Friday, March 21, 2014

'Rocky Horror' never dies

Should you attend the Mad Monster Party this weekend, you may see a band of Charlotteans enacting the timeless ritual of "The Rocky Horror Picture Show." I first ran into the local cast, which bills itself as That Type, at CrownPoint Cinemas three summers ago, interpreting the characters who were onscreen behind them at a midnight showing.

They have since moved to Cinebarre at the Arboretum, but their crowning glory will come Saturday, when they perform for Barry Bostwick, Patricia Quinn and Little Nell -- all members of the cast of the 1975 movie -- live at midnight at Mad Monster. Randal Chou, co-founder and director of That Type's interpretation, told me "We're even breaking even as an all-volunteer cast, which is almost unheard of in the 'Rocky' world."

If you're comfortable watching a whole movie on your computer, you'll find "Rocky" here. (I think you'd enjoy it more on a screen at least the size of a decent TV.) What makes re-enactments special are the facts that 1) Everyone in the audience knows all the lines and shouts many of them out, often with scabrous amendments and additions and 2) Props are involved. If someone in the film proposes a toast, slices of bread come a-flying. (My favorite That Type innovation: The criminologist, embodied onscreen by Shakespearean actor Charles Gray, was represented in the re-enactment by an "Avenue Q"-like puppet.)

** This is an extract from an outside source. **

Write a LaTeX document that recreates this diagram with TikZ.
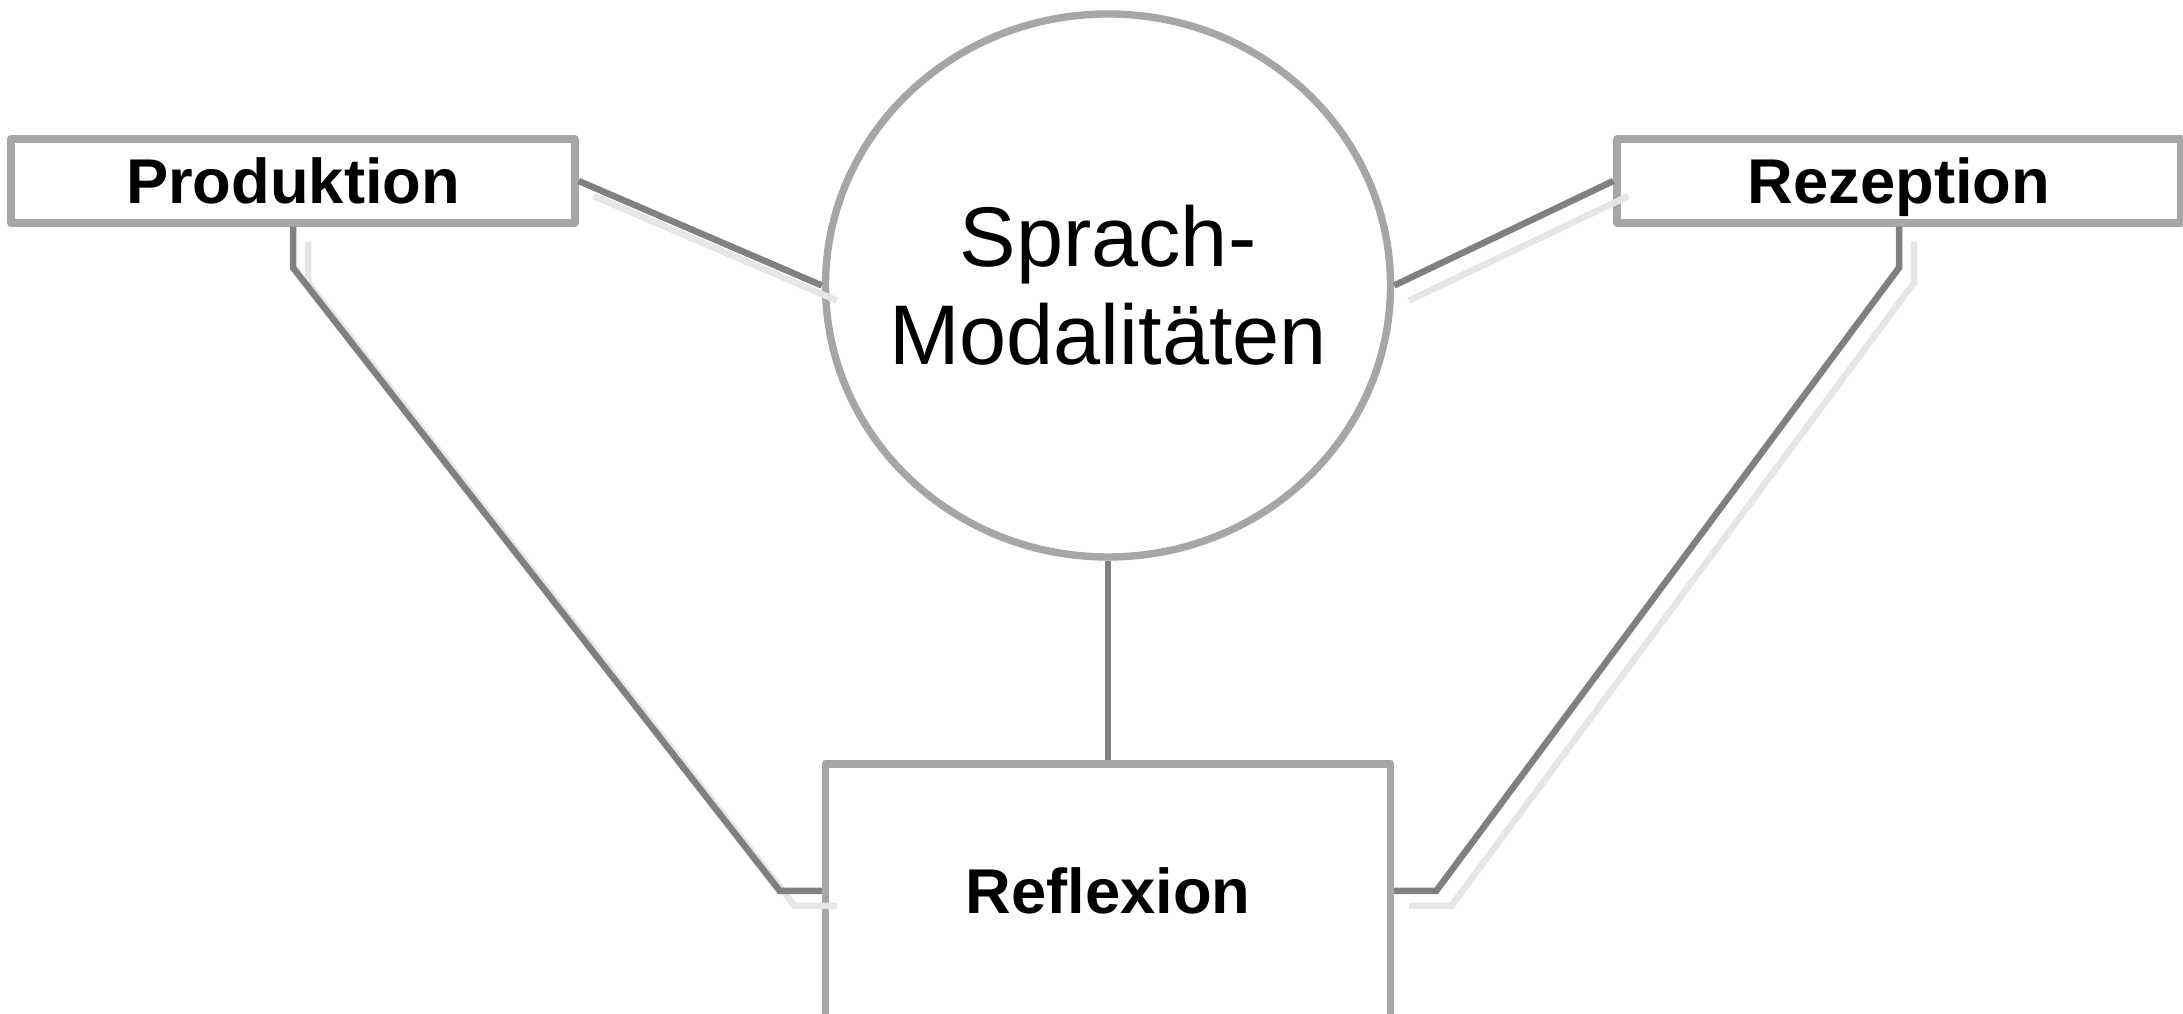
\documentclass[tikz,border=0pt]{standalone}
\usepackage{fontspec}
\setmainfont{Liberation Sans}
\usetikzlibrary{shapes.geometric}
\definecolor{boxgray}{HTML}{A6A6A6}
\definecolor{linegray}{HTML}{808080}
\definecolor{shadowgray}{HTML}{E6E6E6}

\begin{document}
\begin{tikzpicture}[
    mybox/.style={draw=boxgray, line width=2.1pt, line join=round, inner sep=0pt,
        minimum width=5.64cm, minimum height=0.84cm,
        text height=12.9pt, text depth=0pt,
        font=\bfseries\fontsize{18}{21.6}\selectfont},
    mymodal/.style={ellipse, draw=boxgray, line width=2.1pt, inner xsep=-0.4cm, inner ysep=0pt,
        minimum width=5.65cm, minimum height=5.43cm, align=center,
        font=\fontsize{24.1}{27.9}\selectfont},
    myline/.style={linegray, line width=1.85pt},
    myshadow/.style={shadowgray, line width=1.85pt,
        transform canvas={xshift=1.5mm, yshift=-1.5mm}}
]
    \useasboundingbox (0, 0) rectangle (21.83, 10.14);

    % Nodes
    \node[mybox] (prod) at (2.93, 8.33) {Produktion};
    \node[mybox] (rez) at (18.99, 8.33) {Rezeption};
    \node[mymodal] (modal) at (11.08, 7.285) {Sprach-\\Modalitäten};
    \node[mybox, minimum width=5.65cm, minimum height=2.54cm] (refl) at (11.08, 1.23) {Reflexion};

    % Shadows
    \draw[myshadow] (prod.east) -- (modal.west);
    \draw[myshadow] (rez.west) -- (modal.east);
    \draw[myshadow] (prod.south) -- ++(0, -0.41) -- ([xshift=-4.2mm]refl.west) -- (refl.west);
    \draw[myshadow] (rez.south) -- ++(0, -0.41) -- ([xshift=4.2mm]refl.east) -- (refl.east);

    % Connectors
    \draw[myline] (prod.east) -- (modal.west);
    \draw[myline] (rez.west) -- (modal.east);
    \draw[myline] (modal.south) -- (refl.north);
    \draw[myline] (prod.south) -- ++(0, -0.41) -- ([xshift=-4.2mm]refl.west) -- (refl.west);
    \draw[myline] (rez.south) -- ++(0, -0.41) -- ([xshift=4.2mm]refl.east) -- (refl.east);
\end{tikzpicture}
\end{document}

This concept has been passed from generation to generation. The Queens University theater department is re-enacting the film this weekend in Hadley Theater. That event is billed, aptly, as a "campy, sloppy salute to horror movies and sexual liberation."

When the cult classic film has its 40th U.S. anniversary next year -- on September 26, the day it began an unsuccessful run in Los Angeles -- we might even see a traditional big-screen re-release. I've enjoyed it with re-enactors and without, and I think everybody should sample it both ways.